In deze zaak vordert de besloten vennootschap met beperkte aansprakelijkheid [X] Holding B.V. betaling van een openstaand bedrag van € 15.529,50 van De Staat der Nederlanden, vertegenwoordigd door het Ministerie van Economische Zaken, Landbouw en Innovatie, Dienst Landelijk Gebied (hierna: DLG). De vordering is gebaseerd op een overeenkomst van opdracht die op 5 oktober 2010 tot stand is gekomen, waarbij DLG [X] opdracht heeft gegeven voor het uitvoeren van een financieel onderzoek. De overeenkomst bevatte een budget van maximaal € 5.335,-- voor 30 uur werk tegen een uurtarief van € 150,--, inclusief reis- en verblijfskosten, maar exclusief BTW. In de overeenkomst is expliciet opgenomen dat overschrijding van het budget alleen vergoed wordt indien daarvoor vooraf schriftelijk opdracht is verleend.
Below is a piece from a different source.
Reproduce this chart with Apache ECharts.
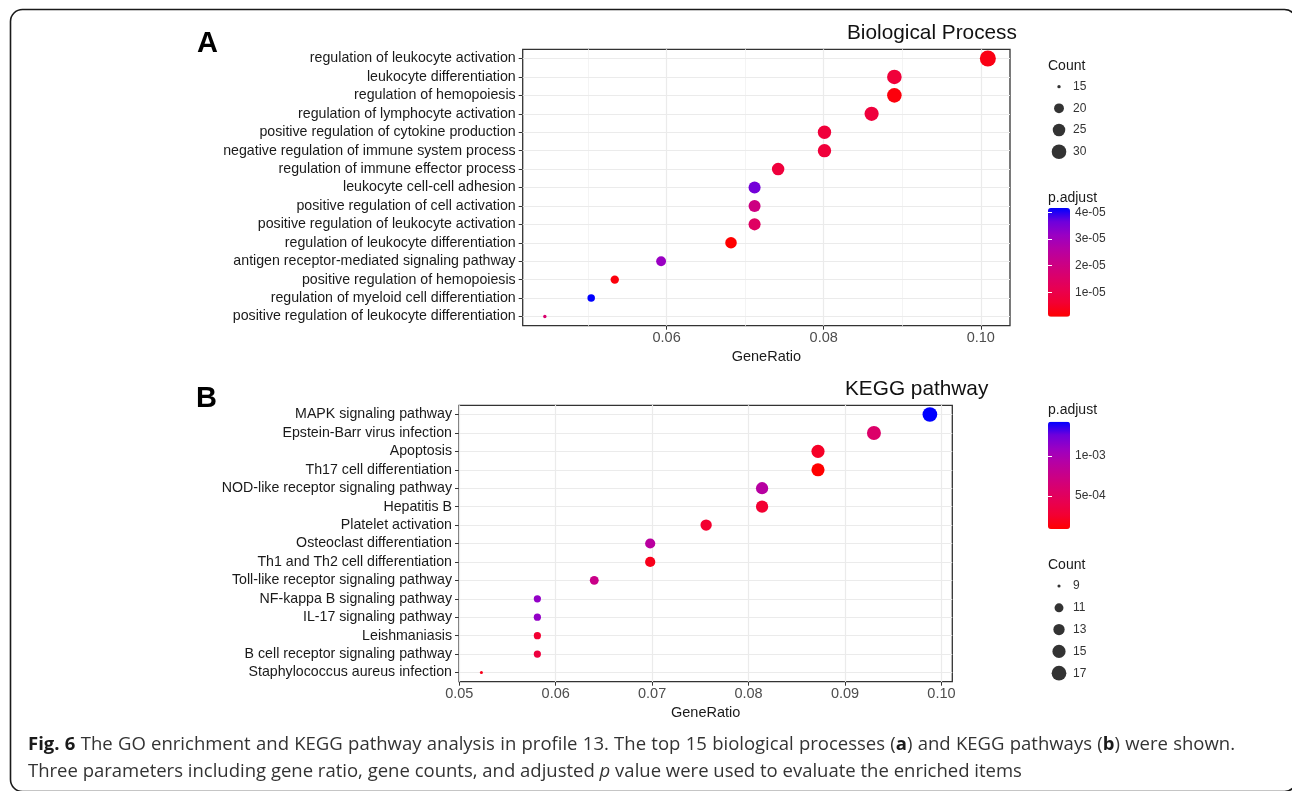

Tijdens de uitvoering van de opdracht heeft [X] kosten gefactureerd die het afgesproken budget aanzienlijk overschreden. DLG heeft slechts het overeengekomen bedrag van € 5.335,-- betaald. [X] stelt dat er aanvullende opdrachten zijn gegeven, waardoor zij recht heeft op de betaling van de extra kosten. DLG betwist dit en stelt dat er geen schriftelijke opdracht is gegeven voor de extra werkzaamheden, en dat zij zich niet zodanig heeft gedragen dat [X] erop mocht vertrouwen dat er een aanvullende opdracht was verleend.
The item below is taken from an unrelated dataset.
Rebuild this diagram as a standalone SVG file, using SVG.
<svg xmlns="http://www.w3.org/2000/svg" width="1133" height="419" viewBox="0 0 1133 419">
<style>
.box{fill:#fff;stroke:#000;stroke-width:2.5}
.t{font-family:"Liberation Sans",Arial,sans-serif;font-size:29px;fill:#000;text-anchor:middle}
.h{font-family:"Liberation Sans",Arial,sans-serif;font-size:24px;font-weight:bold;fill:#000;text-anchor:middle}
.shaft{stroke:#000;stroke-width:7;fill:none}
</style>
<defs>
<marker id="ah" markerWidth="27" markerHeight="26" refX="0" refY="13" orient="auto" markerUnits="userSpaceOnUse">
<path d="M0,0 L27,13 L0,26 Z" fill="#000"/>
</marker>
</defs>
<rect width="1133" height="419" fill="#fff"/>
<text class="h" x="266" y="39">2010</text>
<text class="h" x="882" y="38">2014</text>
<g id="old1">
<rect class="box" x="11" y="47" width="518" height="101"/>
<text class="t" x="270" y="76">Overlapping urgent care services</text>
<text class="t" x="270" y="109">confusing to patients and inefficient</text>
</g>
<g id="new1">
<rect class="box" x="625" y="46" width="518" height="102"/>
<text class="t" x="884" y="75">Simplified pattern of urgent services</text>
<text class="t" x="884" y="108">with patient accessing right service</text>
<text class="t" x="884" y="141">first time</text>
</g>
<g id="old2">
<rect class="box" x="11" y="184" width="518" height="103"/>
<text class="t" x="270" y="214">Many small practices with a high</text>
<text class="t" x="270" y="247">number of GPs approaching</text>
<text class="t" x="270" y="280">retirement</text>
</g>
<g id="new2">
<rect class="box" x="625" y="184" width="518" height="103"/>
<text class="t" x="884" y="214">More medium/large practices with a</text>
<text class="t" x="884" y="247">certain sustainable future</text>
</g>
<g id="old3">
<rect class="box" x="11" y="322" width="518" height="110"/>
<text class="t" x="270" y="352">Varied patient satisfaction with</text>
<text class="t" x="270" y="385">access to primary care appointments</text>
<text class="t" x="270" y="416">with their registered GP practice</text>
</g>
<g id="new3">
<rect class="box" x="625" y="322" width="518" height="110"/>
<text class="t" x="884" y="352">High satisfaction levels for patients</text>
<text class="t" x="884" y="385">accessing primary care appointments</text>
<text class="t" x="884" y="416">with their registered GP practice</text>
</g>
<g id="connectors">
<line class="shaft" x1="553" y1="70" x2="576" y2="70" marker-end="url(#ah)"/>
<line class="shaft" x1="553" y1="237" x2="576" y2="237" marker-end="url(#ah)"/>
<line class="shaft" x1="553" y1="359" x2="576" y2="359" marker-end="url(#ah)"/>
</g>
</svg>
De kantonrechter overweegt dat de overeenkomst tussen partijen duidelijk is en dat de voorwaarden voor het vergoeden van extra kosten helder zijn vastgelegd. De kantonrechter concludeert dat [X] niet kan aantonen dat er aanvullende opdrachten zijn gegeven die recht geven op betaling van de extra kosten. De vordering van [X] wordt afgewezen, en [X] wordt veroordeeld in de proceskosten van DLG, die zijn begroot op € 600,-- aan salaris voor de gemachtigde. Dit vonnis is uitgesproken op 4 juni 2013 door kantonrechter mr. B.R. Tromp.